Task prompt: Look for the string "this" in every line, and copy each line that has it.

Material supplied:

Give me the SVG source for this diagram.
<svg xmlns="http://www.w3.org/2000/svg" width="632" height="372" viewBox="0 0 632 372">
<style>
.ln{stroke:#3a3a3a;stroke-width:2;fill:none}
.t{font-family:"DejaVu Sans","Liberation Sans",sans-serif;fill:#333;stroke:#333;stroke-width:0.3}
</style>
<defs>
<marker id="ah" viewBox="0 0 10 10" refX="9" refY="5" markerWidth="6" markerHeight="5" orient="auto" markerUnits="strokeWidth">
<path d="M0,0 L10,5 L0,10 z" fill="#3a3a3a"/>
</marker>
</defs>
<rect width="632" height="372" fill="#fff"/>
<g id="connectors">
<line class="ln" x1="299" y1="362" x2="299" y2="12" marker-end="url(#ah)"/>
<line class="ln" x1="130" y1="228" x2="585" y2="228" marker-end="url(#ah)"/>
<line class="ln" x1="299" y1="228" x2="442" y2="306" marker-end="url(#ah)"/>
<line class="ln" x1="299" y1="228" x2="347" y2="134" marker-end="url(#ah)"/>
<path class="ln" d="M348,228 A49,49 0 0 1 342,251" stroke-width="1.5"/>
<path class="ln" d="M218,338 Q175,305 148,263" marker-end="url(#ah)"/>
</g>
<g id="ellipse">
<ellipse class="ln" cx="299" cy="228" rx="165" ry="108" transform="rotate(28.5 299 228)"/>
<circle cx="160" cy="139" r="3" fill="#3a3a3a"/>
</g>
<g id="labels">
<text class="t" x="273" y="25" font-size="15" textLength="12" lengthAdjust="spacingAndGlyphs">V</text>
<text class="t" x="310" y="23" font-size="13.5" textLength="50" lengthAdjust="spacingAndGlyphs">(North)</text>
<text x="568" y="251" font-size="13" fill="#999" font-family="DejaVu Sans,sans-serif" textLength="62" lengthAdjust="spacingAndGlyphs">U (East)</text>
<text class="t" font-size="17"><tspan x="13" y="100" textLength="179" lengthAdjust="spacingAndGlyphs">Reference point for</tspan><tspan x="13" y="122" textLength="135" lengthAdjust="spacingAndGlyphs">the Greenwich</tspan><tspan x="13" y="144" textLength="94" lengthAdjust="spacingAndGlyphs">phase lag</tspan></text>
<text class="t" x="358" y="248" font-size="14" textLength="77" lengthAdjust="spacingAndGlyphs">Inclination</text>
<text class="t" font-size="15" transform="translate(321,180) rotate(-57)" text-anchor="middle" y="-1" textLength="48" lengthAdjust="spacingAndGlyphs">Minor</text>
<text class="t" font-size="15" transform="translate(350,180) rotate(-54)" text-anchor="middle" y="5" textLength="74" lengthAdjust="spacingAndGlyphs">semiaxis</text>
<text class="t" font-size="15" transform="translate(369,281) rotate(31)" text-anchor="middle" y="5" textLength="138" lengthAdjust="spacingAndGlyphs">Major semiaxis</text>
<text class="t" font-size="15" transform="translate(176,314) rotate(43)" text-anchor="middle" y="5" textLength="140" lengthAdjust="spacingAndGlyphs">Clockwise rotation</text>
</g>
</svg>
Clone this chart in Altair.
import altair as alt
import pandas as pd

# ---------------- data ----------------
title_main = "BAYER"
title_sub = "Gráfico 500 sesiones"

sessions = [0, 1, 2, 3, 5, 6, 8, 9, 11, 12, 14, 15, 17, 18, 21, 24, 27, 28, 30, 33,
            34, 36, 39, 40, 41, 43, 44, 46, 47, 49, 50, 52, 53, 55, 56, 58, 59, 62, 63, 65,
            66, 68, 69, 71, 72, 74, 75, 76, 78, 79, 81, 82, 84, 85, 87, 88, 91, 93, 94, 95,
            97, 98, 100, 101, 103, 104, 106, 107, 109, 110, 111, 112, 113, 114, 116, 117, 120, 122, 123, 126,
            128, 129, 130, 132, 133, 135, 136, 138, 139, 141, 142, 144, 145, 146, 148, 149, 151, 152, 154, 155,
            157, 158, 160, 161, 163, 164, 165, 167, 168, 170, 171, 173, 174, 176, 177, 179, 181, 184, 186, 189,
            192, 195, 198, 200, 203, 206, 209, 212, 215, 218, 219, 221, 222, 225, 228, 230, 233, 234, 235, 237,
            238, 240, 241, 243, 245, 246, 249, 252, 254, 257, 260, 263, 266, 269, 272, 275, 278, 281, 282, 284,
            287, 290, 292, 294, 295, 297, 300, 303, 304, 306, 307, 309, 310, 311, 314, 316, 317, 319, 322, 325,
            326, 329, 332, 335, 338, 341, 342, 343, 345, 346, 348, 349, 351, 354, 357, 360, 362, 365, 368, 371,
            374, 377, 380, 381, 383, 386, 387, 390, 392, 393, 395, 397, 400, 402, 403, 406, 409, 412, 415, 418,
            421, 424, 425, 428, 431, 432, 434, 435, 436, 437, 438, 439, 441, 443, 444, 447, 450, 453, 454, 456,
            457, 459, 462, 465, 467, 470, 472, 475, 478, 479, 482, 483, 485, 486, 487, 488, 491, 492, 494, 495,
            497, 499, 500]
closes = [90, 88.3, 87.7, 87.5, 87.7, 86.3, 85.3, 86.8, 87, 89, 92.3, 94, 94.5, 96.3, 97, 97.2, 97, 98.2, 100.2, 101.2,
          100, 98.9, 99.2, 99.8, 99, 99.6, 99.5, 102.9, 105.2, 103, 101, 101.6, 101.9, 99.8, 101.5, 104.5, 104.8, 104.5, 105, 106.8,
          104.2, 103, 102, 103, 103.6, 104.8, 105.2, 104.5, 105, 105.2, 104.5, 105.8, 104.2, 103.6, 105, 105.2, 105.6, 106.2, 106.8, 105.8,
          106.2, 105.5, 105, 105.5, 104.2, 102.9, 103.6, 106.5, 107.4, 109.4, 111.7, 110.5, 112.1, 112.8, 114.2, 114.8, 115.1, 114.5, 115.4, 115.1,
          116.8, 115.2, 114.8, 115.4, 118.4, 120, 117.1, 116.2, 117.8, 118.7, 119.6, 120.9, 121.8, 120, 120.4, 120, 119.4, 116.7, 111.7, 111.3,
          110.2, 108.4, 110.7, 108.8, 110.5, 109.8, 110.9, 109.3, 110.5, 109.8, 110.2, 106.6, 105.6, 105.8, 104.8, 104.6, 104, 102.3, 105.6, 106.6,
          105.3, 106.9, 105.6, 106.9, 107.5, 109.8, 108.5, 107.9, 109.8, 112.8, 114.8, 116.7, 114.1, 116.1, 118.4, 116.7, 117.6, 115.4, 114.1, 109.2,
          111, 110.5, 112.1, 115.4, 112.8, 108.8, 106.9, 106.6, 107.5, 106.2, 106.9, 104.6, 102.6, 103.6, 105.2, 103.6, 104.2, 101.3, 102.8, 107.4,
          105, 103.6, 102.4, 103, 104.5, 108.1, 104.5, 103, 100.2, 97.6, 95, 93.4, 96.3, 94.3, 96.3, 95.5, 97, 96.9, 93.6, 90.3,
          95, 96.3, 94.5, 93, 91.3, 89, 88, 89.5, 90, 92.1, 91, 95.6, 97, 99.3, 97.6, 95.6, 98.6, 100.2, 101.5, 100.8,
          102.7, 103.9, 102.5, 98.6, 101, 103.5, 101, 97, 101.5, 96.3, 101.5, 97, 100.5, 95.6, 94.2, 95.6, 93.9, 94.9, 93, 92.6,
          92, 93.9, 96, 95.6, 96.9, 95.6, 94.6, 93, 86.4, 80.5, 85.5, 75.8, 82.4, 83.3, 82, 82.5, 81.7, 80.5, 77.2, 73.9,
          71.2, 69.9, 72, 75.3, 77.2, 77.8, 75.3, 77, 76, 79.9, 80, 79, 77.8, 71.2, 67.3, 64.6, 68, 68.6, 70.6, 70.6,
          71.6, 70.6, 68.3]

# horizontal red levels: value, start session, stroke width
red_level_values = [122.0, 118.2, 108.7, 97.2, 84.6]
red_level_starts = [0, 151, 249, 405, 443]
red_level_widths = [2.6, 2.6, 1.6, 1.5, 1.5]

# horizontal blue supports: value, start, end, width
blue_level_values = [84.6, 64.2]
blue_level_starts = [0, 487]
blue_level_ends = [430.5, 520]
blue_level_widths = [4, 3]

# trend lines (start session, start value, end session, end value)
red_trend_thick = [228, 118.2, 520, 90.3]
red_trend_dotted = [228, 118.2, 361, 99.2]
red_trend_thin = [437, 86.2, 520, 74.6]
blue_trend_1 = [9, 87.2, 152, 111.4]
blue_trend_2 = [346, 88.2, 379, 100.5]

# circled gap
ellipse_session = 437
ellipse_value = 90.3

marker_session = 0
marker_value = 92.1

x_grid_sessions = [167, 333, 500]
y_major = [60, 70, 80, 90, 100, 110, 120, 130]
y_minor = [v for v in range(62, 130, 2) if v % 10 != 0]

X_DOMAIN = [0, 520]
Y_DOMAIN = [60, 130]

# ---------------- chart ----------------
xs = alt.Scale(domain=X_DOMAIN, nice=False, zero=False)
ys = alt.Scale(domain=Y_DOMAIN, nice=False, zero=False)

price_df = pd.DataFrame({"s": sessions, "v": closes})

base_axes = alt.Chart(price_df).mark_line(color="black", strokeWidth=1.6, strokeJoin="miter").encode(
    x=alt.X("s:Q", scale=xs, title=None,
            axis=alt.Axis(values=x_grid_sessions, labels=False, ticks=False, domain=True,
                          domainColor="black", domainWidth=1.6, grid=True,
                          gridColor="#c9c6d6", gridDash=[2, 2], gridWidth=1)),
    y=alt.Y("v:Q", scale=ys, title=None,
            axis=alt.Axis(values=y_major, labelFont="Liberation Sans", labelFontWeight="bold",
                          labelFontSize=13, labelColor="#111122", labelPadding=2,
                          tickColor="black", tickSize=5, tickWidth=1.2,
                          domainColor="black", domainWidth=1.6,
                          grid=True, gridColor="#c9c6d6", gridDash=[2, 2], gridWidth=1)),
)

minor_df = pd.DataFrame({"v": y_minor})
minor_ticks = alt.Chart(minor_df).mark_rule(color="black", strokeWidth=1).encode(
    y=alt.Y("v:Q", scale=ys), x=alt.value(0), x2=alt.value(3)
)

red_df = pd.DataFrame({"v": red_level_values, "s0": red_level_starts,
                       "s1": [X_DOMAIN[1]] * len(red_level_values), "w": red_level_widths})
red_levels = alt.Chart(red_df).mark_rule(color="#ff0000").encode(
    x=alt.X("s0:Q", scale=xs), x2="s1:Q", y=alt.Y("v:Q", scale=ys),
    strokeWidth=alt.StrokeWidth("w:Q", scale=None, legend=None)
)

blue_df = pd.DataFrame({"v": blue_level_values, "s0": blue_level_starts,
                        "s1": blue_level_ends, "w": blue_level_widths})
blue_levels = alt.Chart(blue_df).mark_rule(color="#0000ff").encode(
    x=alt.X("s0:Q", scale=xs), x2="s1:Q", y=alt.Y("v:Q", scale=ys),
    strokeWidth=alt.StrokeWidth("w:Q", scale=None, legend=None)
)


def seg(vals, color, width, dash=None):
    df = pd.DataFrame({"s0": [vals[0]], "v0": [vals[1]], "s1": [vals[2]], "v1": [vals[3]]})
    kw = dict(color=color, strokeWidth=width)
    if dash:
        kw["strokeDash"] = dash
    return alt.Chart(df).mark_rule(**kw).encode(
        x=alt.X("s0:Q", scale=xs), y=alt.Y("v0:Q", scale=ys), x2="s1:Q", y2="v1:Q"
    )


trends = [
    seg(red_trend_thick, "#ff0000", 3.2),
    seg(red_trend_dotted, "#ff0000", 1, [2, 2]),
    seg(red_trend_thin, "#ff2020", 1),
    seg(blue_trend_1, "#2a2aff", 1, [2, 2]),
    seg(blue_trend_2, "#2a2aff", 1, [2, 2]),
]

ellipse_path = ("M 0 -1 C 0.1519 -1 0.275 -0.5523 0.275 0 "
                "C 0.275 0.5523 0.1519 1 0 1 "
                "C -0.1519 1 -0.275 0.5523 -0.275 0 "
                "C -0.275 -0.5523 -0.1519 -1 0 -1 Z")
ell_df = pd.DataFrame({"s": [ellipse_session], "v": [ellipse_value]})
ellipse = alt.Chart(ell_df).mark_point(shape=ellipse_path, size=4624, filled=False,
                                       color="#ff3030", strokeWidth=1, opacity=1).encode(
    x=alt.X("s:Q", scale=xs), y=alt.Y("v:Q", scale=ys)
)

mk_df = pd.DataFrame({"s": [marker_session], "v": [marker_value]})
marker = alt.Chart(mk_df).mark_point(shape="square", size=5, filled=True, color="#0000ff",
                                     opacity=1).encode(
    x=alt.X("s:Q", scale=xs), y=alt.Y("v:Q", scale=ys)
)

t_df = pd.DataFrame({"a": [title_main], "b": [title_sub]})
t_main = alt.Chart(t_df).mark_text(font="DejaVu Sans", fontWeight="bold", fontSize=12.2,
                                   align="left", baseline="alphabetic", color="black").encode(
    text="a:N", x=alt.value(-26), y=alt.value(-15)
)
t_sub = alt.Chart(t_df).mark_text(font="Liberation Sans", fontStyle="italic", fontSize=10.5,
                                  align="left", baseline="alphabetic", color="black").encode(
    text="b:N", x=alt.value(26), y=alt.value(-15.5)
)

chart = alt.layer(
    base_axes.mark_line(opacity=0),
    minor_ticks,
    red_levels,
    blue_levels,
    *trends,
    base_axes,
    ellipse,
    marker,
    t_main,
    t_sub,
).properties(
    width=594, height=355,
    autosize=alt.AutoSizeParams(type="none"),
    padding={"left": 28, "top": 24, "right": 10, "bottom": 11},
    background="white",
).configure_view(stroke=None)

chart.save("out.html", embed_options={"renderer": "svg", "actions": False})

The response:
Give me the SVG source for this diagram.
Clone this chart in Altair.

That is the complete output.